(Records with drawing code)
+-------+
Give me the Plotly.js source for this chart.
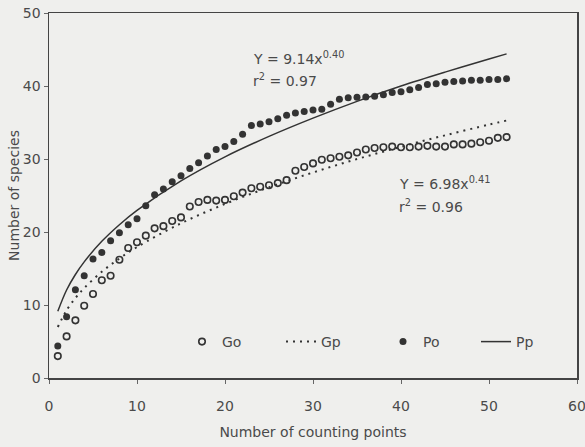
<!DOCTYPE html>
<html>
<head>
<meta charset="utf-8">
<script src="https://cdn.plot.ly/plotly-3.0.1.min.js"></script>
<style>html,body{margin:0;padding:0;background:#efefed;}#chart{width:585px;height:447px;}</style>
</head>
<body>
<div id="chart"></div>
<script>
// Counting points (x) for observed series
const points = [1,2,3,4,5,6,7,8,9,10,11,12,13,14,15,16,17,18,19,20,21,22,23,24,25,26,
  27,28,29,30,31,32,33,34,35,36,37,38,39,40,41,42,43,44,45,46,47,48,49,50,51,52];
// Go: open circles
const goValues = [3.0,5.7,7.9,9.9,11.5,13.4,14.0,16.2,17.8,18.6,19.5,20.5,20.8,21.5,22.0,23.5,24.1,24.4,24.3,24.4,
  24.9,25.4,26.0,26.2,26.4,26.7,27.1,28.4,28.9,29.4,29.9,30.1,30.3,30.5,30.9,31.3,31.5,31.6,31.7,31.6,
  31.6,31.7,31.8,31.7,31.7,32.0,32.0,32.1,32.3,32.5,32.9,33.0];
// Po: filled circles
const poValues = [4.4,8.4,12.1,14.0,16.3,17.2,18.8,19.9,21.0,21.8,23.6,25.1,25.9,26.9,27.7,28.7,29.5,30.4,31.3,31.7,
  32.4,33.4,34.6,34.8,35.1,35.5,36.0,36.3,36.5,36.7,36.8,37.5,38.2,38.4,38.45,38.5,38.6,38.8,39.1,39.2,
  39.5,39.8,40.2,40.3,40.5,40.6,40.7,40.8,40.8,40.9,40.9,41.0];
// Fitted curves
const fitX = [1,2,3,4,6,8,10,15,20,25,30,35,40,45,50,52];
const gpValues = [6.98,9.27,10.95,12.32,14.55,16.37,17.94,21.19,23.84,26.12,28.15,29.99,31.67,33.24,34.71,35.27];
const ppValues = [9.14,12.06,14.18,15.91,18.72,21.0,22.96,27.0,30.3,33.1,35.6,37.9,40.0,41.9,43.7,44.4];
const seriesNames = ['Go','Gp','Po','Pp'];
const xTicks = [0,10,20,30,40,50,60];
const yTicks = [0,10,20,30,40,50];

const FONT = 'DejaVu Sans, sans-serif';
const TXT = '#4a4a4a';
const INK = '#333333';

const traces = [
  {x: points, y: goValues, name: seriesNames[0], type:'scatter', mode:'markers', legend:'legend',
   marker:{symbol:'circle-open', size:6.5, color:INK, line:{width:1.6, color:INK}}},
  {x: fitX, y: gpValues, name: seriesNames[1], type:'scatter', mode:'lines', legend:'legend2',
   line:{shape:'spline', color:INK, width:2, dash:'2px,5px'}},
  {x: points, y: poValues, name: seriesNames[2], type:'scatter', mode:'markers', legend:'legend3',
   marker:{symbol:'circle', size:7, color:INK}},
  {x: fitX, y: ppValues, name: seriesNames[3], type:'scatter', mode:'lines', legend:'legend4',
   line:{shape:'spline', color:INK, width:1.5}}
];

const L = 49, R = 8, T = 13, B = 69;
const W = 585 - L - R, H = 447 - T - B;
function px2paperX(p){ return (p - L)/W; }
function px2paperY(p){ return (447 - B - p)/H; }

function legendAt(px){
  return {x: px2paperX(px), y: px2paperY(342), xanchor:'left', yanchor:'middle',
    bgcolor:'rgba(0,0,0,0)', borderwidth:0, orientation:'h',
    font:{family:FONT, size:14, color:TXT}};
}

const layout = {
  width:585, height:447,
  margin:{l:L, r:R, t:T, b:B},
  paper_bgcolor:'#efefed', plot_bgcolor:'#efefed',
  showlegend:true,
  legend: legendAt(182),
  legend2: legendAt(281),
  legend3: legendAt(383),
  legend4: legendAt(476),
  xaxis:{range:[0,60], tickvals:xTicks, ticktext:xTicks.map(String), showgrid:false, zeroline:false,
    showline:true, linecolor:'#444', linewidth:1.5, mirror:true, ticks:'outside', ticklen:4, tickcolor:'#666',
    tickfont:{family:FONT, size:14, color:TXT}, ticklabelstandoff:11, ticklabeloverflow:'allow',
    title:{text:'Number of counting points', font:{family:FONT, size:14, color:TXT}, standoff:14}},
  yaxis:{range:[0,50], tickvals:yTicks, ticktext:yTicks.map(String), showgrid:false, zeroline:false,
    showline:true, linecolor:'#444', linewidth:1.5, mirror:true, ticks:'outside', ticklen:4, tickcolor:'#666',
    tickfont:{family:FONT, size:14, color:TXT}, ticklabeloverflow:'allow',
    title:{text:'Number of species', font:{family:FONT, size:14, color:TXT}, standoff:0}},
  annotations:[
    {x:23.0, y:43.8, xref:'x', yref:'y', xanchor:'left', yanchor:'middle', showarrow:false,
     text:'Y = 9.14x<sup>0.40</sup>', font:{family:FONT, size:14, color:TXT}},
    {x:23.0, y:40.8, xref:'x', yref:'y', xanchor:'left', yanchor:'middle', showarrow:false,
     text:'r<sup>2</sup> = 0.97', font:{family:FONT, size:14, color:TXT}},
    {x:39.6, y:26.7, xref:'x', yref:'y', xanchor:'left', yanchor:'middle', showarrow:false,
     text:'Y = 6.98x<sup>0.41</sup>', font:{family:FONT, size:14, color:TXT}},
    {x:39.6, y:23.5, xref:'x', yref:'y', xanchor:'left', yanchor:'middle', showarrow:false,
     text:'r<sup>2</sup> = 0.96', font:{family:FONT, size:14, color:TXT}}
  ]
};

Plotly.newPlot('chart', traces, layout, {displayModeBar:false, staticPlot:true});
</script>
</body>
</html>
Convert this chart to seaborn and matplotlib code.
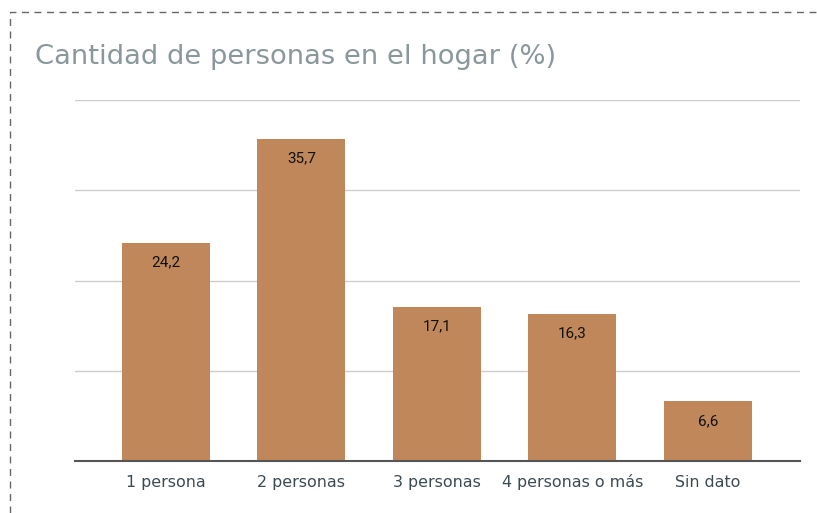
import matplotlib
matplotlib.use("Agg")
import matplotlib.pyplot as plt
import seaborn as sns
import pandas as pd
from matplotlib.lines import Line2D

categorias = ["1 persona", "2 personas", "3 personas", "4 personas o más", "Sin dato"]
porcentajes = [24.2, 35.7, 17.1, 16.3, 6.6]
etiquetas = ["24,2", "35,7", "17,1", "16,3", "6,6"]

BAR_COLOR = "#c0875a"

sns.set_theme(style="white")
plt.rcParams["font.family"] = ["DejaVu Sans"]

df = pd.DataFrame({"cat": categorias, "val": porcentajes})

fig = plt.figure(figsize=(8.17, 5.13), dpi=100)
ax = fig.add_axes([75 / 817, 52 / 513, 725 / 817, 361 / 513])

sns.barplot(data=df, x="cat", y="val", color=BAR_COLOR, saturation=1,
            width=0.65, ax=ax, edgecolor="none")

ax.set_ylim(0, 40)
ax.set_xlim(-0.67, 4.68)
ax.set_yticks([0, 10, 20, 30, 40])
ax.set_yticklabels([])
ax.tick_params(axis="y", length=0)
ax.tick_params(axis="x", length=0, labelsize=11.4, labelcolor="#3c4a52", pad=19)
for lbl in ax.get_xticklabels():
    lbl.set_va("baseline")
ax.grid(axis="y", color="#cccccc", linewidth=1)
ax.set_axisbelow(True)
for s in ["top", "right", "left"]:
    ax.spines[s].set_visible(False)
ax.spines["bottom"].set_color("#555555")
ax.spines["bottom"].set_linewidth(1.5)
ax.set_xlabel("")
ax.set_ylabel("")

ax.bar_label(ax.containers[0], labels=etiquetas, padding=-19,
             fontsize=11, color="#111111", family="Roboto")

fig.text(35 / 817, 1 - 57 / 513, "Cantidad de personas en el hogar (%)",
         fontsize=19.7, color="#8a979b", va="center", ha="left")

# dashed frame (left and top)
x0 = 10 / 817
y0 = 1 - 12 / 513
fig.add_artist(Line2D([x0, x0, 1.0], [0, y0, y0], transform=fig.transFigure,
                      color="#666666", linewidth=1, linestyle=(0, (5, 4))))

fig.savefig("out.png", dpi=100)
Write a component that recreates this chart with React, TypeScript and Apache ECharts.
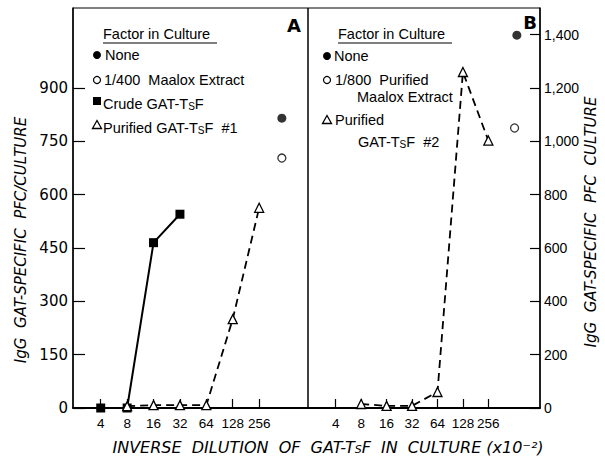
+-------+
### [Stated goal]
The first line to give again is the one with "Convert this chart", and the last is the one with "from matplotlib.lines import Line2D". Repeat them and everything between exactly, minus the pictures.

### [The completed task]
Convert this chart to seaborn and matplotlib code.
import matplotlib
matplotlib.use("Agg")
import matplotlib.pyplot as plt
import seaborn as sns
import pandas as pd
from matplotlib.lines import Line2D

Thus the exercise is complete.